The FTSE surged 104.9 points but was set to fall back from that slightly
The FTSE 100 was set to pause after Monday’s surge which saw UK stocks leap 1.7% as travel, transport and leisure shares rallied.
A flurry of global takeover deals added to the excitement that went through global markets after US biotech firm Moderna announced its coronavirus vaccine trial was 94.5% effective. Not only that, but it could be stored at normal freezer temperatures, unlike the Pfizer alternative.
The FTSE surged 104.9 points to its highest levels since June but was set to fall back from that slightly on the opening, being called down around 29 at 6402 by traders on the IG Index platform.
Globally, some $40 billion of deals were announced, boosting the markets even further as investors took it as a sign of company bosses’ confidence in the future.
The chief executive of PNC bank in the US told the Financial Times the vaccine and the certainty over the US election were directly responsible for him hitting the start button on its takeover of BBVA’s American operations for $11.6 billion.
BBVA’s home country of Spain saw the biggest stock market rises in Europe yesterday as a result.
Other deals came in from Home Depot, Canada’s Endeavour Gold and Italy’s Nexi payments giant.
CMC Markets analyst Michael Hewson said: The change in outlook and tone has been more than palpable, as pessimism about a Covid exit strategy has transformed into unbridled optimism.
That comes despite repeated setbacks in the short term with rising infection rates and “a long dark winter” of lockdowns and other measures.
Oil prices leaped on the vaccine news, helping BP and Shell. Reports of continued Opec production cuts helped up the price of crude.
Easyjet is to announce massive losses for the year to the end of September having been grounded during the spring and suffering the effects of repeated travel restrictions during its key summer months.
A busy day for corporate results reporting will include figures from Big Yellow, Homeserve, Intermediate Capital and Imperial Brands.
Meanwhile, investors will continue to adjust their portfolios ahead of Thursday’s closely watched Royal Mail half-year figures.
The company in September said parcel deliveries were likely to have risen 22% in the year to the end of next March with letter volumes crashing 17%.
Analysts say that could increase revenues by £150 million but the cost of dealing with the changing volumes could completely wipe that out, while Covid-19 impact on working arrangements and sickness could cost £120 million.
“Materially lossmaking” is the company’s guidance on its UK activities, but its GLS European and American parcels arm should be more promising.

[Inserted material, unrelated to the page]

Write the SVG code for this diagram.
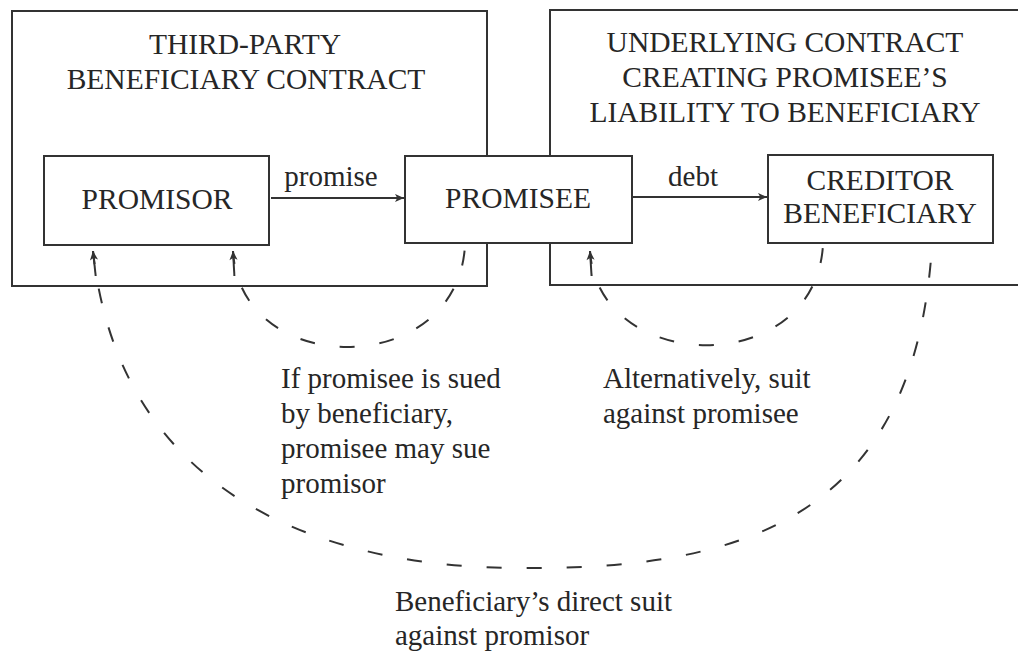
<svg xmlns="http://www.w3.org/2000/svg" width="1018" height="652" viewBox="0 0 1018 652">
  <style>
    .frame { fill: none; stroke: #333; stroke-width: 2; }
    .box { fill: #fff; stroke: #333; stroke-width: 2; }
    .caps { font-family: "Liberation Serif", "Times New Roman", serif; font-size: 29.5px; fill: #262626; text-anchor: middle; }
    .txt { font-family: "Liberation Serif", "Times New Roman", serif; font-size: 29px; fill: #262626; }
    .mid { text-anchor: middle; }
    .flow { fill: none; stroke: #333; stroke-width: 2; }
    .suit { fill: none; stroke: #333; stroke-width: 2; stroke-dasharray: 15 25; stroke-dashoffset: 2; }
  </style>
  <defs>
    <marker id="head" viewBox="0 0 10 10" refX="10" refY="5" markerWidth="11" markerHeight="9" markerUnits="userSpaceOnUse" orient="auto">
      <path d="M0,0.5 L10,5 L0,9.5 L2.5,5 z" fill="#333"/>
    </marker>
  </defs>

  <!-- contract frames -->
  <g id="third-party-contract">
    <rect class="frame" x="12" y="11" width="475" height="275"/>
    <text class="caps" x="245" y="54">THIRD-PARTY</text>
    <text class="caps" x="246" y="89">BENEFICIARY CONTRACT</text>
  </g>
  <g id="underlying-contract">
    <rect class="frame" x="550" y="10" width="490" height="275"/>
    <text class="caps" x="785" y="52">UNDERLYING CONTRACT</text>
    <text class="caps" x="785" y="87">CREATING PROMISEE’S</text>
    <text class="caps" x="785" y="122">LIABILITY TO BENEFICIARY</text>
  </g>

  <!-- connectors -->
  <g id="connectors">
    <line class="flow" x1="271" y1="198" x2="404" y2="198" marker-end="url(#head)"/>
    <text class="txt mid" x="331" y="186">promise</text>
    <line class="flow" x1="633" y1="197" x2="767" y2="197" marker-end="url(#head)"/>
    <text class="txt mid" x="693" y="186">debt</text>

    <!-- promisee's suit against promisor -->
    <path class="suit" d="M233 251 C240 380 458 380 465 245"/>
    <line class="flow" x1="234.4" y1="276" x2="233" y2="251" marker-end="url(#head)"/>
    <!-- beneficiary's suit against promisee -->
    <path class="suit" d="M590 251 C598 375 815 380 823 245"/>
    <line class="flow" x1="591.6" y1="276" x2="590" y2="251" marker-end="url(#head)"/>
    <!-- beneficiary's direct suit against promisor -->
    <path class="suit" d="M93 251 C120 500 330 568 520 568 C740 570 915 520 932 245"/>
    <line class="flow" x1="95.7" y1="276" x2="93" y2="251" marker-end="url(#head)"/>
  </g>

  <!-- parties -->
  <g id="promisor">
    <rect class="box" x="44" y="156" width="225" height="89"/>
    <text class="caps" x="157" y="209">PROMISOR</text>
  </g>
  <g id="promisee">
    <rect class="box" x="405" y="156" width="227" height="87"/>
    <text class="caps" x="518" y="208">PROMISEE</text>
  </g>
  <g id="creditor-beneficiary">
    <rect class="box" x="768" y="155" width="225" height="88"/>
    <text class="caps" x="880" y="190">CREDITOR</text>
    <text class="caps" x="880" y="223">BENEFICIARY</text>
  </g>

  <!-- annotations -->
  <g id="notes">
    <text class="txt" x="281" y="388">If promisee is sued</text>
    <text class="txt" x="281" y="423">by beneficiary,</text>
    <text class="txt" x="281" y="458">promisee may sue</text>
    <text class="txt" x="281" y="493">promisor</text>
    <text class="txt" x="603" y="388">Alternatively, suit</text>
    <text class="txt" x="603" y="423">against promisee</text>
    <text class="txt" x="395" y="611">Beneficiary’s direct suit</text>
    <text class="txt" x="395" y="645">against promisor</text>
  </g>
</svg>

With all that to contend with, its little wonder investors are awaiting Thursday’s numbers with some trepidation.
Banks may come under some pressure after the secretary general of the Basel committee of regulators said they should keep dividends to shareholders on hold until the long-term impact of the pandemic is clear. Carolyn Rogers told the FT it was too early to do a “victory lap”.
Global regulators effectively stopped banks paying dividends in the spring but many have been buoyed up by huge profits from their investment banks, while losses on retail and business banking have been less than feared due to big government interventions to help households and employers.
On the economic front, US retail sales numbers should be continuing to show the V-shaped rebound that has now been marked by five consecutive months of gains.
Concerns about the longer term future remain while there are 9 million more Americans out of work than there were at the start of the year, CMC pointed out.
The DAX was being called down 45 at 13093 and the CAC in France down 20 at 5451 by CMC traders.